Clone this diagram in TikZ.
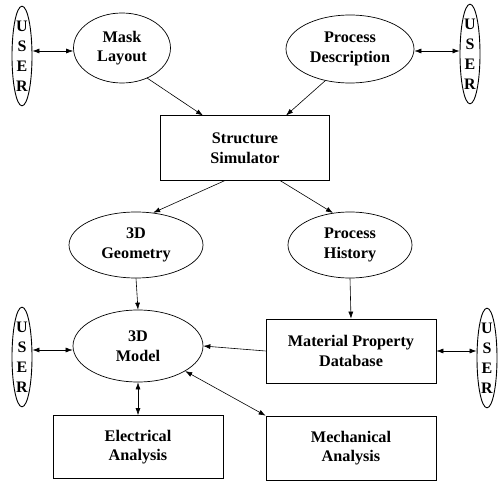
\documentclass[tikz,border=0pt]{standalone}
\usepackage{fontspec}
\setmainfont{Liberation Serif}
\usetikzlibrary{shapes.geometric,arrows.meta}
\begin{document}
\begin{tikzpicture}[x=1pt,y=-1pt,
  every node/.style={font=\fontsize{16.2}{19.5}\selectfont\bfseries, align=center, inner sep=0pt},
  oval/.style={draw, ellipse, line width=0.7pt},
  userov/.style={draw, ellipse, line width=0.9pt, minimum width=20pt, minimum height=93pt, font=\fontsize{16}{20}\selectfont\bfseries},
  box/.style={draw, rectangle, line width=0.7pt},
  conn/.style={line width=0.6pt, -{Latex[length=7pt,width=5pt]}},
  dconn/.style={line width=0.6pt, {Latex[length=7pt,width=5pt]}-{Latex[length=7pt,width=5pt]}}
]
\useasboundingbox (0,0) rectangle (498,481);
% USER nodes
\node[userov] (u1) at (22,56) {U\\S\\E\\R};
\node[userov] (u2) at (470,54) {U\\S\\E\\R};
\node[userov] (u3) at (22,357) {U\\S\\E\\R};
\node[userov] (u4) at (487,358) {U\\S\\E\\R};
% ovals
\node[oval, minimum width=97pt, minimum height=70pt] (mask) at (122,48) {Mask\\Layout};
\node[oval, minimum width=128pt, minimum height=68pt] (proc) at (350,49) {Process\\Description};
\node[oval, minimum width=134pt, minimum height=66pt] (geom) at (136,245) {3D\\Geometry};
\node[oval, minimum width=124pt, minimum height=66pt] (hist) at (350,245) {Process\\History};
\node[oval, minimum width=130pt, minimum height=72pt] (model) at (138,346) {3D\\Model};
% boxes
\node[box, minimum width=169pt, minimum height=65pt] (sim) at (245,148) {Structure\\Simulator};
\node[box, minimum width=170pt, minimum height=64pt] (mat) at (351,351) {Material Property\\Database};
\node[box, minimum width=170pt, minimum height=63pt] (elec) at (138,447) {Electrical\\Analysis};
\node[box, minimum width=170pt, minimum height=64pt] (mech) at (351,448) {Mechanical\\Analysis};
% connector end points on the simulator box
\coordinate (simtl) at (203,115.5);
\coordinate (simtr) at (286,115.5);
\coordinate (simbl) at (225,180.5);
\coordinate (simbr) at (280,180.5);
% connectors
\draw[dconn] (u1.east |- 0,51) -- (mask.west |- 0,51);
\draw[dconn] (proc.east |- 0,51) -- (u2.west |- 0,51);
\draw[conn] (mask.-50) -- (simtl);
\draw[conn] (proc.-128) -- (simtr);
\draw[conn] (simbl) -- (geom.62);
\draw[conn] (simbr) -- (hist.118);
\draw[conn] (geom.south) -- (model.north);
\draw[conn] (hist.south) -- (mat.north);
\draw[conn] (mat.west) -- (model.east);
\draw[dconn] (u3.east |- 0,350) -- (model.west |- 0,350);
\draw[dconn] (mat.east) -- (u4.west |- mat.east);
\draw[dconn] (model.south) -- (elec.north);
\draw[dconn] (model.-28) -- (mech.north west);
\end{tikzpicture}
\end{document}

----------

Working from the lines above, reproduce the material exactly and exclude its pictures.

▸ Solution for this problem:
Clone this diagram in TikZ.
\documentclass[tikz,border=0pt]{standalone}
\usepackage{fontspec}
\setmainfont{Liberation Serif}
\usetikzlibrary{shapes.geometric,arrows.meta}
\begin{document}
\begin{tikzpicture}[x=1pt,y=-1pt,
  every node/.style={font=\fontsize{16.2}{19.5}\selectfont\bfseries, align=center, inner sep=0pt},
  oval/.style={draw, ellipse, line width=0.7pt},
  userov/.style={draw, ellipse, line width=0.9pt, minimum width=20pt, minimum height=93pt, font=\fontsize{16}{20}\selectfont\bfseries},
  box/.style={draw, rectangle, line width=0.7pt},
  conn/.style={line width=0.6pt, -{Latex[length=7pt,width=5pt]}},
  dconn/.style={line width=0.6pt, {Latex[length=7pt,width=5pt]}-{Latex[length=7pt,width=5pt]}}
]
\useasboundingbox (0,0) rectangle (498,481);
% USER nodes
\node[userov] (u1) at (22,56) {U\\S\\E\\R};
\node[userov] (u2) at (470,54) {U\\S\\E\\R};
\node[userov] (u3) at (22,357) {U\\S\\E\\R};
\node[userov] (u4) at (487,358) {U\\S\\E\\R};
% ovals
\node[oval, minimum width=97pt, minimum height=70pt] (mask) at (122,48) {Mask\\Layout};
\node[oval, minimum width=128pt, minimum height=68pt] (proc) at (350,49) {Process\\Description};
\node[oval, minimum width=134pt, minimum height=66pt] (geom) at (136,245) {3D\\Geometry};
\node[oval, minimum width=124pt, minimum height=66pt] (hist) at (350,245) {Process\\History};
\node[oval, minimum width=130pt, minimum height=72pt] (model) at (138,346) {3D\\Model};
% boxes
\node[box, minimum width=169pt, minimum height=65pt] (sim) at (245,148) {Structure\\Simulator};
\node[box, minimum width=170pt, minimum height=64pt] (mat) at (351,351) {Material Property\\Database};
\node[box, minimum width=170pt, minimum height=63pt] (elec) at (138,447) {Electrical\\Analysis};
\node[box, minimum width=170pt, minimum height=64pt] (mech) at (351,448) {Mechanical\\Analysis};
% connector end points on the simulator box
\coordinate (simtl) at (203,115.5);
\coordinate (simtr) at (286,115.5);
\coordinate (simbl) at (225,180.5);
\coordinate (simbr) at (280,180.5);
% connectors
\draw[dconn] (u1.east |- 0,51) -- (mask.west |- 0,51);
\draw[dconn] (proc.east |- 0,51) -- (u2.west |- 0,51);
\draw[conn] (mask.-50) -- (simtl);
\draw[conn] (proc.-128) -- (simtr);
\draw[conn] (simbl) -- (geom.62);
\draw[conn] (simbr) -- (hist.118);
\draw[conn] (geom.south) -- (model.north);
\draw[conn] (hist.south) -- (mat.north);
\draw[conn] (mat.west) -- (model.east);
\draw[dconn] (u3.east |- 0,350) -- (model.west |- 0,350);
\draw[dconn] (mat.east) -- (u4.west |- mat.east);
\draw[dconn] (model.south) -- (elec.north);
\draw[dconn] (model.-28) -- (mech.north west);
\end{tikzpicture}
\end{document}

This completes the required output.